5.PAYMENTS- a) All sums due under these conditions shall (unless agreed
by us in writing) be paid before despatch. b) Unless otherwise specifically
agreed in writing the price shall be payable in Pounds Sterling. c) If
we trade with you we may withhold payment (set off) monies due to you
if you are in breach of payment terms to us.
6. FORCE MAJEURE - a) We have the right to delay or cancel delivery if
we are prevented from or hindered in or delayed processing or other treatment
or delivering by usual methods through any circumstance beyond our control,
including but not limited to strikes or other industrial strife (whether
at our works or at our suppliers, carriers or docks) accidents, war, fire,
reductions in or unavailability of power at our works or those of our
suppliers, breakdown of manufacturing or other equipment or unavailability
of raw material or other equipment from our usual suppliers.
b) We shall have no liability whatsoever to deliver and the Buyer shall
be liable to us for our loss if it does not give clear instructions or
response to any request for information.
c) In the event of us receiving reliable indications that the Buyer may
not be in a position to honour their commitments under Condition 5 , or
if the Buyer is in breach of payment terms under any contract or invoice
to us then we shall be entitled to delay or withhold delivery or cancel
the Buyer's order until assurances, we in our discretion consider satisfactory,
are received by us. If the material has been delivered already payment
shall become due immediately notwithstanding Clause 5.
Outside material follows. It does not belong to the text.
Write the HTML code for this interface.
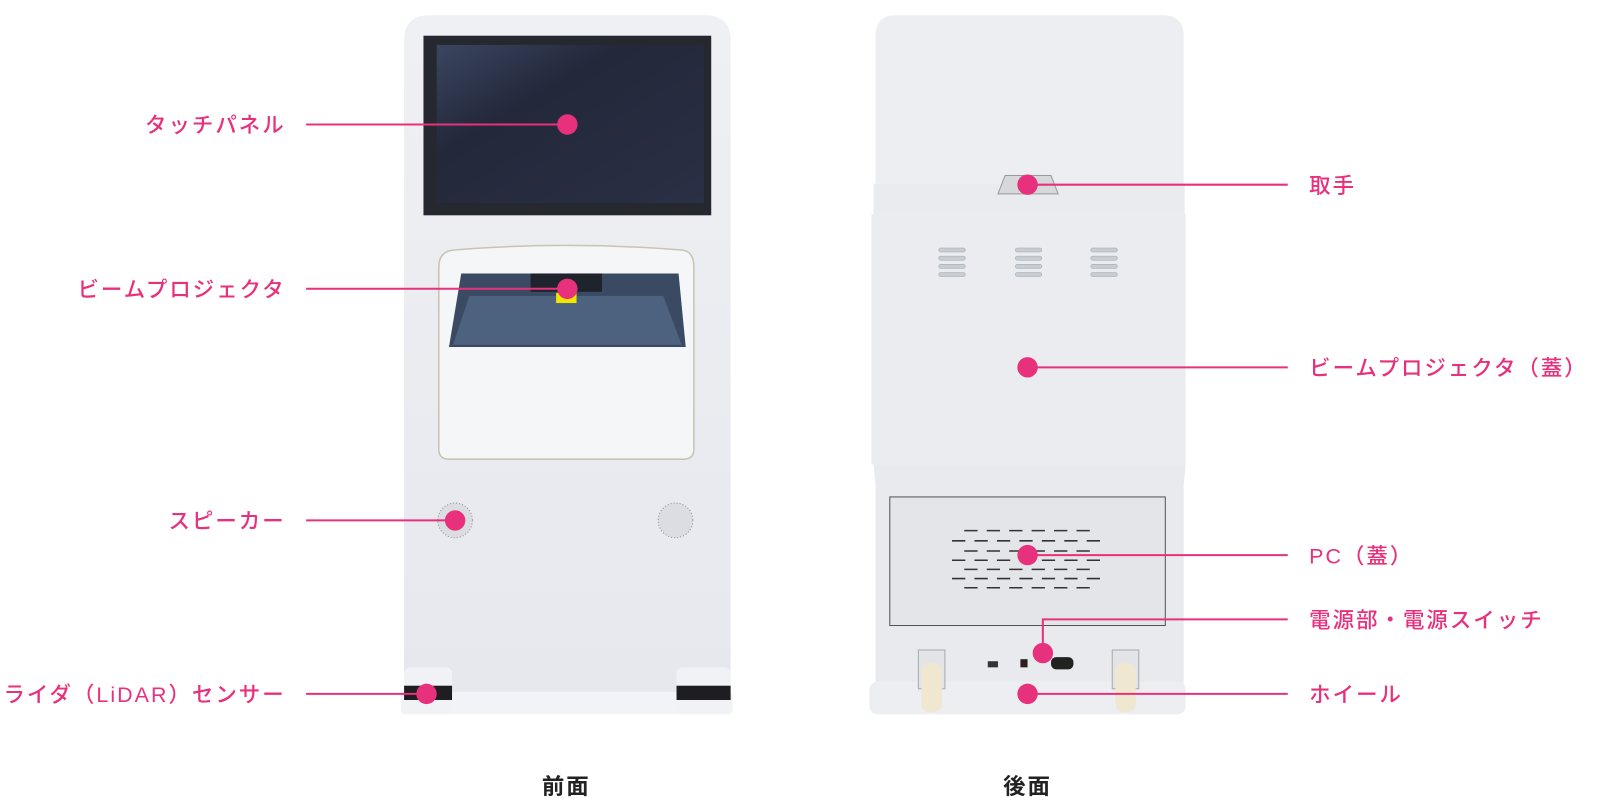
<!DOCTYPE html>
<html><head><meta charset="utf-8"><style>
html,body{margin:0;padding:0;background:#fff;}
svg{display:block}
.l{font-family:"Liberation Sans","Noto Sans CJK JP",sans-serif;font-size:21px;fill:#e8317c;font-weight:500;letter-spacing:2px}
.c{font-family:"Liberation Sans","Noto Sans CJK JP",sans-serif;font-size:22px;fill:#222;font-weight:700;letter-spacing:2px}
</style></head><body>
<svg width="1600" height="800" viewBox="0 0 1568 784" preserveAspectRatio="none" xmlns="http://www.w3.org/2000/svg">
<defs>
<linearGradient id="scr" x1="0" y1="0" x2="1" y2="1"><stop offset="0" stop-color="#3a4660"/><stop offset="0.35" stop-color="#23283a"/><stop offset="1" stop-color="#2a3045"/></linearGradient>
<linearGradient id="body" x1="0" y1="0" x2="0" y2="1"><stop offset="0" stop-color="#eef0f3"/><stop offset="1" stop-color="#e6e8ee"/></linearGradient>
</defs>
<!-- FRONT -->
<path d="M396 40 Q396 15 421 15 L691 15 Q716 15 716 40 L716 690 L396 690 Z" fill="url(#body)"/>
<rect x="393" y="678" width="325" height="22" rx="4" fill="#f2f3f6"/>
<rect x="415" y="35" width="282" height="176" fill="#26282f"/>
<rect x="428" y="44" width="262" height="155" fill="url(#scr)"/>
<path d="M430 262 Q430 246 445 245 Q555 236 668 245 Q680 246 680 262 L680 440 Q680 450 670 450 L440 450 Q430 450 430 440 Z" fill="#f5f6f8" stroke="#c9c3b5" stroke-width="1.5"/>
<path d="M452 268 L665 268 L672 340 L440 340 Z" fill="#3b4a63"/>
<path d="M460 290 L650 290 L668 338 L444 338 Z" fill="#4d627f"/>
<rect x="520" y="268" width="70" height="18" fill="#1f242c"/>
<rect x="545" y="287" width="20" height="10" fill="#f2e600"/>
<circle cx="446" cy="510" r="17" fill="#dcdde2" stroke="#8a8c92" stroke-width="1" stroke-dasharray="1 2"/>
<circle cx="662" cy="510" r="17" fill="#dcdde2" stroke="#8a8c92" stroke-width="1" stroke-dasharray="1 2"/>
<rect x="396" y="654" width="47" height="44" rx="6" fill="#f1f2f5"/>
<rect x="396" y="672" width="47" height="14" fill="#1e1e22"/>
<rect x="663" y="654" width="53" height="44" rx="6" fill="#f1f2f5"/>
<rect x="663" y="672" width="53" height="14" fill="#1e1e22"/>
<!-- BACK -->
<path d="M858 35 Q858 15 878 15 L1140 15 Q1160 15 1160 35 L1160 180 L858 180 Z" fill="#eceef1"/>
<rect x="856" y="180" width="305" height="30" fill="#e9ebee"/>
<rect x="854" y="210" width="308" height="245" fill="#eaecef"/>
<path d="M856 455 L1162 455 L1160 475 L1160 690 L858 690 L858 475 Z" fill="#e8eaee"/>
<rect x="872" y="487" width="270" height="126" fill="#e3e5e9" stroke="#555" stroke-width="1"/>
<path d="M978 190 L985 172 L1030 172 L1037 190 Z" fill="#d6d8dc" stroke="#999"/>
<g fill="#c9ccd2" stroke="#9aa" stroke-width="0.5">
<rect x="920" y="243" width="26" height="4" rx="2"/><rect x="920" y="251" width="26" height="4" rx="2"/><rect x="920" y="259" width="26" height="4" rx="2"/><rect x="920" y="267" width="26" height="4" rx="2"/>
<rect x="995" y="243" width="26" height="4" rx="2"/><rect x="995" y="251" width="26" height="4" rx="2"/><rect x="995" y="259" width="26" height="4" rx="2"/><rect x="995" y="267" width="26" height="4" rx="2"/>
<rect x="1069" y="243" width="26" height="4" rx="2"/><rect x="1069" y="251" width="26" height="4" rx="2"/><rect x="1069" y="259" width="26" height="4" rx="2"/><rect x="1069" y="267" width="26" height="4" rx="2"/>
</g>
<g stroke="#333" stroke-width="1.5" stroke-dasharray="13 9">
<line x1="945" y1="520" x2="1070" y2="520"/><line x1="933" y1="530" x2="1083" y2="530"/>
<line x1="945" y1="540" x2="1070" y2="540"/><line x1="933" y1="549" x2="1083" y2="549"/>
<line x1="945" y1="558" x2="1070" y2="558"/><line x1="933" y1="567" x2="1083" y2="567"/>
<line x1="945" y1="576" x2="1070" y2="576"/>
</g>
<rect x="852" y="668" width="310" height="32" rx="8" fill="#eceef2"/>
<rect x="900" y="637" width="26" height="38" fill="#e2e4e8" stroke="#aaa"/>
<rect x="903" y="650" width="20" height="48" rx="8" fill="#efe7cf"/>
<rect x="1090" y="637" width="26" height="38" fill="#e2e4e8" stroke="#aaa"/>
<rect x="1093" y="650" width="20" height="48" rx="8" fill="#efe7cf"/>
<rect x="968" y="648" width="10" height="6" fill="#333"/>
<rect x="1000" y="646" width="7" height="8" fill="#2a2020"/>
<rect x="1030" y="644" width="22" height="12" rx="5" fill="#222"/>
<!-- connectors -->
<g stroke="#e8317c" stroke-width="2" fill="none">
<line x1="300" y1="122" x2="556" y2="122"/>
<line x1="300" y1="283" x2="556" y2="283"/>
<line x1="300" y1="510" x2="446" y2="510"/>
<line x1="300" y1="680" x2="418" y2="680"/>
<line x1="1007" y1="181" x2="1262" y2="181"/>
<line x1="1007" y1="360" x2="1262" y2="360"/>
<line x1="1007" y1="544" x2="1262" y2="544"/>
<polyline points="1022,640 1022,607 1262,607"/>
<line x1="1007" y1="680" x2="1262" y2="680"/>
</g>
<g fill="#e8317c">
<circle cx="556" cy="122" r="10"/><circle cx="556" cy="283" r="10"/><circle cx="446" cy="510" r="10"/><circle cx="418" cy="680" r="10"/>
<circle cx="1007" cy="181" r="10"/><circle cx="1007" cy="360" r="10"/><circle cx="1007" cy="544" r="10"/><circle cx="1022" cy="640" r="10"/><circle cx="1007" cy="680" r="10"/>
</g>
<g class="l">
<text x="280" y="130" text-anchor="end">タッチパネル</text>
<text x="280" y="291" text-anchor="end">ビームプロジェクタ</text>
<text x="280" y="518" text-anchor="end">スピーカー</text>
<text x="280" y="688" text-anchor="end">ライダ（LiDAR）センサー</text>
<text x="1283" y="189">取手</text>
<text x="1283" y="368">ビームプロジェクタ（蓋）</text>
<text x="1283" y="552">PC（蓋）</text>
<text x="1283" y="615">電源部・電源スイッチ</text>
<text x="1283" y="688">ホイール</text>
</g>
<text class="c" x="555" y="778" text-anchor="middle">前面</text>
<text class="c" x="1007" y="778" text-anchor="middle">後面</text>
</svg>
</body></html>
d) It shall be the duty of the Buyer to be ready to accept delivery and
to make available to us or our carrier all reasonable help and assistance
required in unloading the Material (any delay and/or extra costs incurred
by the Buyer's failure, being charged to them).
7. RISK AND OWNERSHIP- a) The risk in the Material will remain in us until,
and shall pass to the Buyer at the point of delivery. Unless written notification
is made by the Buyer to us and the carrier within three days of the date
of delivery of the consignment or part consignment in the event of a claim
as to partial loss, damage, defects or non delivery or within eighteen
days of the date of dispatch in the event of a claim as to non-delivery
of the whole consignment, then the Material will be deemed to have been
delivered and\ accepted by the Buyer complete and in satisfactory condition.
b) Legal ownership and title of the Material supplied by us to the Buyer
shall remain in us until the Material is paid in full and any other money
due from the Buyer to us has been paid. Until then the Buyer holds the
Material as bailee for us and must store them separately from its other
products. We, during this period have the right to enter premises where
the Material is stored and to remove it and dispose of it at our discretion.
8. LIABILITY- a) The Material will in accordance with the requirements
agreed to be supplied to the Buyer. No other warranty or condition is
made or implied by us as to the quality or description of the Material
and all such warranties or conditions (whether statutory, expressed or
implied) are excluded.
b) Our liability in the Material (whether under this condition or otherwise)
shall be limited to the replacement of Material accepted as defective
or, if we so decide, limited to the replacement of the price paid to us
for the Material. No other loss or damage suffered by the Buyer (whether
direct, economic or consequential) will be accepted other than death or
injury to persons arising as a result of our negligence in the supply
of Material. We accept no responsibility for hybrid strings using combinations
not supplied by us.
c) Immediate written notification must be given to us in the event of
any mistake being found in the Material and in any event within 30 days
of delivery.
d) Unless there has been a written agreement to the contrary we make no
warranty as to the fitness of the Material for any other purpose than
that which it is sold even if that purpose is stated in the Buyer's Order
and any warranty, whether express or implied, statutory or otherwise is
excluded. This exclusion includes recommendations or advise relating to
a specific enquiry. The Buyer must be satisfied that the material is suitable
for the purpose for which it is intended to use. e) Any defect in the
Material (once accepted by us) which does not affect the whole of a consignment
of the material or make the substantial performance of the Buyer's Order
impossible shall not entitle the Buyer to withhold or delay payment for
that part of the order which has been delivered and found to be satisfactory.
f) We shall be under no liability under the provisions of this Clause
or otherwise if the Material has not been paid for by the due date for
payment.
9. TennisWeb will not disclose any material specifications, data or other
Intellectual property without prior discussions and agreement in writing.
10. CONFLICT OF CONDITIONS- a) In the event of there being any conflict
in these Conditions and any conditions emanating from the Buyer then these
Conditions shall have precedence over those of the Buyer. Furthermore
the Buyer's conditions are not binding or accepted in any way by us unless
otherwise specifically accepted in writing. No variation of these terms
may be given by any of our employees unless confirmed in writing by the
management and no collateral or supplemental contract may be made or construed
unless confirmed in writing on our official stationery.